Bien Tirada Esta (It is nicely stretched)

Goya – Bien Tirada Esta

Francisco Goya (1746-1828), Bien Tirada Esta (It is nicely stretched), etching, burnished aquatint and burin, 1799. Reference: Harris 52, Delteil 54; plate 17 from Los Caprichos, The First Edition (of 12). In very good condition, with margins; 8 1/2 x 6 1/8, the sheet 12 1/2 x 7 3/8 inches.
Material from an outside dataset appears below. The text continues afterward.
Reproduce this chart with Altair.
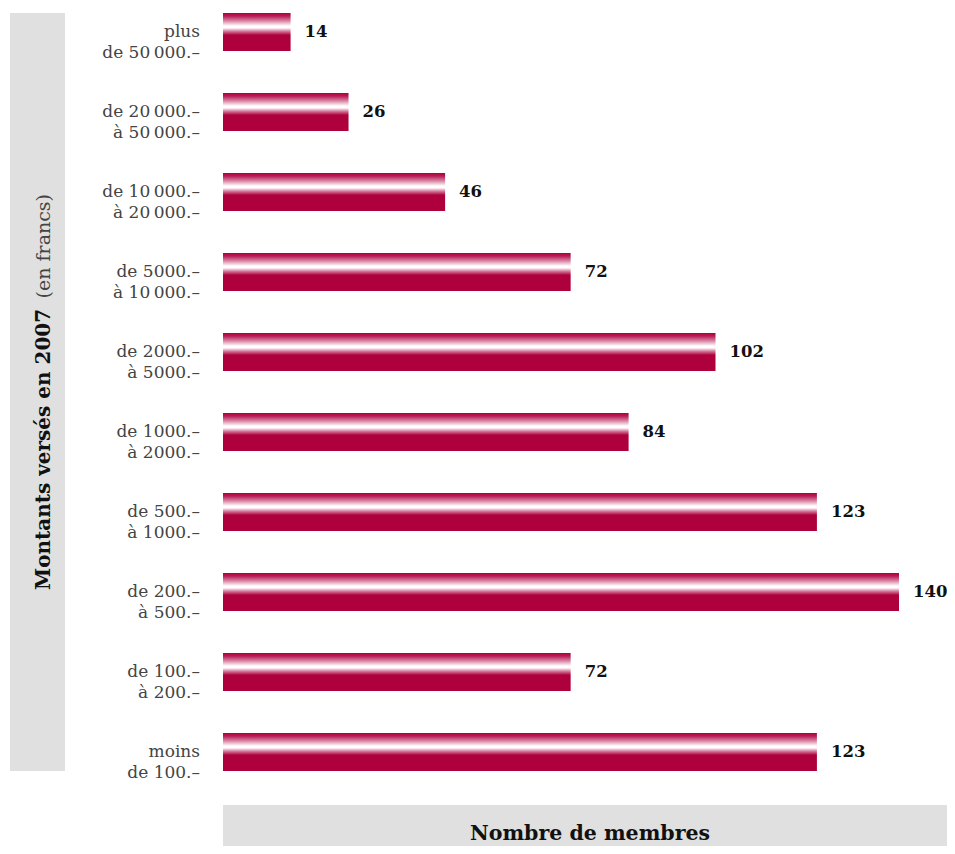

A fine impression, printed in sepia on soft but strong laid paper, as specified by Harris for the First Edition impressions. Printed in two shades of aquatint, which vary only slightly (in the later impressions the aquatint shades contrast more as the paler aquatint wears faster).  The burin work at the bottom of the old lady’s skirt is visible but not overly pronounced (as is the case in the later impressions). The aquatint contrasts brilliantly with the highlights of the figures, as it should.

After the impressions of the First Edition (about 300) the Caprichos was printed posthumously in 11 additional editions, none of which are comparable in quality to the lifetime impressions.

Goya’s commentary on this print: “Oh! The bawdy old woman is no fool! She knows quite well what is wanted, and that the stockings must fit tightly.” Pierre Gassier’s French translation of this commentary (taken from the Biblioteca Nacional, Madrid translation of Goya’s commentary) played on the French word “bas” meaning stocking or low), i.e., “A prostitute pulls on her stocking (bas) to make her legs more attractive, but there’s really no place lower (plus bas)  that she can fall.”  Whatever the wording, the general meaning is fairly clear, as is the visual contrast between the two women.